Nigeria is pushing for Ngozi Okonjo-Iwela as possible successor to the outgoing Director-General Roberto Azevedo.
However, the new leader has to be chosen by November 7.
The development, according to some analysts portends serious danger to the emergence of a leader in November due to serious disagreements among members who are yet to decide on a concensus candidate for the body.
In fact, Reuters reported on Wednesday that the WTO was unlikely to fill a leadership void after Washington’s insistence on a U.S. candidate.
The interim chief would normally have been one of the four deputy director-generals who are from China, Germany, Nigeria and the United States. The WTO said on Friday they would instead all stay on in their existing roles.
“The original effort was to try and designate an acting director-general among the four… That was not possible. We were not able to get a consensus on that,” WTO spokesman Keith Rockwell told a briefing.
“The current director-general Roberto Azevedo said it was disappointing. ”

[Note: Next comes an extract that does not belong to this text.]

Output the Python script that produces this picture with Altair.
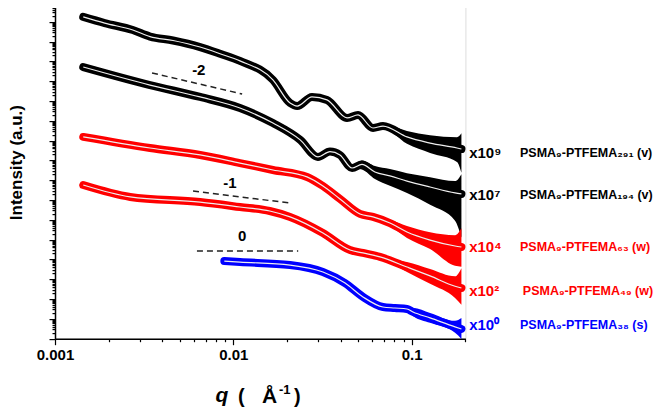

The role would be largely administrative for a couple of months. However, one potential difficulty concerns the WTO’s role in settling disputes. If parties to a case cannot agree on the composition of a three-person adjudicating panel, as is often the case, the director-general can step in to select them.
WTO members also agreed on Friday that they would select the future director-general by cutting the initial field of eight to five, then to two before a final decision is taken.
The WTO’s 164 members would be invited to select four preferred candidates in the first round running from Sept 7-16.
A “troika” of ambassadors which chairs the WTO’s main committees would determine which candidates have wide-ranging support across regions and from least developing to developed countries.